Scientific classification
- Kingdom: Animalia
- Phylum: Chordata
- Class: Amphibia
- Order: Anura
- Family: Leptodactylidae
- Genus: Leptodactylus
- Species: L. jolyi
- Binomial name: Leptodactylus jolyi Sazima & Bokermann, 1978
- Synonyms: Leptodactylus sertanejo Giaretta and Costa, 2007

= Leptodactylus jolyi =

- Authority: Sazima & Bokermann, 1978
- Conservation status: LC
- Synonyms: Leptodactylus sertanejo Giaretta and Costa, 2007

Species of frog

Leptodactylus jolyi is a species of frog in the family Leptodactylidae.
It is endemic to Brazil.

==Habitat==
This frog lives in cerrado, caatinga, and Atlantic forest biomes and in grasslands.
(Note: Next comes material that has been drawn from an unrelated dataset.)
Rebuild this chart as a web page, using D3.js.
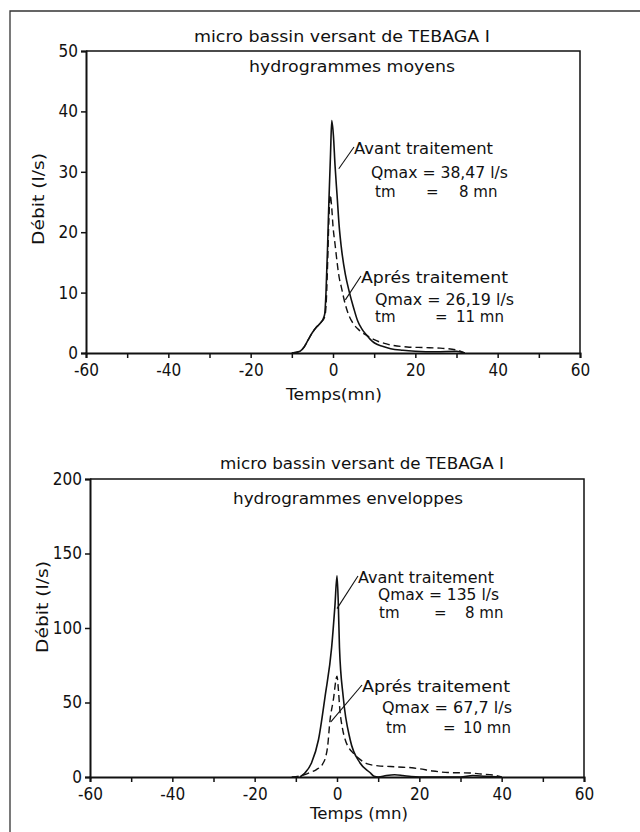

Scientists have observed the frog between 750 and 900 meters above sea level.

Scientists have resported the frog in some protected places: APA Corumbatai, Botucatu e Tejupa Perimetro Corumbatai, APA da Bacia Hidrografica do Rio do Machado, APA do Rio Sucuriu-Paraiso, APA Sul Rmbh, ESEC de Itirapina, PARES do Itacolomi, PARNA da Serra da Bodoquena, and PARNA da Serra do Cipó.

==Reproduction==
The female frog lays eggs in temporary ponds.

==Threats==
The IUCN classifies this species as least concern. In some parts of their range, the frogs are in some danger from habitat loss in favor of cattle grazing and tourism. Climate change can also affect this frog.